E-Books = Higher Margins
Many people understand that e-books provide higher margins (not revenues, but margins) than their print cousins on a very simplistic level (which happens to be my level) --- but, we are going to try to examine a little deeper tonight why this is, indeed, a fact of life using some industry financial numbers; while at the same time discussing some numbers involved in the Random House/Penguin merger that support the proposition.

Have I bitten off more than I can chew? Probably --- but, what the hell.

Basically (simplistically), the profit margin can increase when you cut or eliminate costs associated with the production of the product (books in our case - and costs such as printing, binding, warehousing and shipping, etc.).

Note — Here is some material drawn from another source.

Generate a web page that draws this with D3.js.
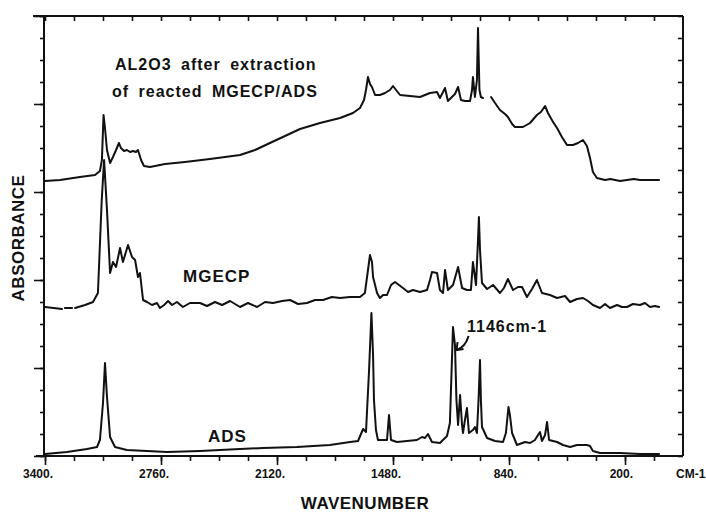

The lower cost to produce the product results in a lower unit price and therefore overall revenues --- but, the profit margin made on each lower unit cost can rise due to these same eliminated production costs. 

Matthew Flamm, writes this for Crain's New York Business :

In last hurrah, Random House books record profits

Thanks to bestsellers like Dan Brown's Inferno and Sheryl Sandberg's Lean In, Random House Inc. boasted record profits for the first half of 2013, parent company Bertelsmann reported Friday in what will be the last earnings announcement for the publisher as a stand-alone unit. Sales, however, dipped slightly.
Random House merged with Penguin on July 1 to become the Manhattan-based global publishing giant Penguin Random House.
Compared to the same period a year ago, Random House revenue fell 3% to 915 million euros or $1.2 billion. Operating income rose 4% to 117 million euros or $155 million. A Penguin Random spokesman credited the increase in profits to "cost discipline" and strong sales growth overseas in e-books, which have higher margins than print editions.
The dip in sales revenue reflected the comparison with the unusually strong first half of 2012, when the Fifty Shades trilogy was topping bestseller lists. The "mommy porn" novels padded this year's sales as well, however, selling an additional 5 million copies in both print and digital editions.
As a portion of worldwide sales, e-books fell to 20% of the total from 22% a year ago, largely due to the drop-off from Fifty Shades, according to the spokesman.
Penguin also recently reported solid results, with a 6% jump in sales and a 14% spike in profits for the first half. Penguin's parent company Pearson owns 47% of the merged company, with Bertelsmann owning the rest.
"We can all take pride in what we have accomplished—both culturally and commercially—in the last eight months pre-merger, and in the last eight weeks as a new company," Penguin Random CEO Markus Dohle wrote in a letter Friday to the company's more than 10,000 employees. "As we begin this ever-important fall and holiday publishing and selling season, let's further deepen our collaboration and shared sense of purpose as we make the most of our fantastic lineup of books worldwide."
Now, more on why e-books have higher margins by Jim Milliot in Publishers Weekly:

E-book Sales Bolster Publishers' Bottom Lines

Higher e-book sales bolster the bottom-line at the big five while curtailing revenue growth

Although costs associated with reaching e-book settlements with the Department of Justice and state attorneys general cut into some houses’ profits, none of the big-five trade publishers posted a margin of less than 9% in 2012. And more than one publisher (or parent company) said higher sales of e-books is boosting its bottom-line—even if e-books are curtailing revenue growth—and should lead to higher margins in the future.
In its 10-K filing with the Securities & Exchange Commission, Simon & Schuster parent company CBS observed that “underlying publishing results reflect margin growth associated with an increase in the mix of revenues from digital book sales, which have lower production and distribution costs than print books. As the publishing business continues to transition to an increasing mix of digital book sales compared to print book sales, profit margins are expected to continue to grow.” S&S was one of the companies whose profits were hurt by legal and settlement costs. In both 2011 and 2012, S&S’s earnings also reflected restructuring charges—$3 million last year, primarily reflecting costs associated with combining several of S&S’s adult imprints, and charges of $2 million the year before due to severance costs.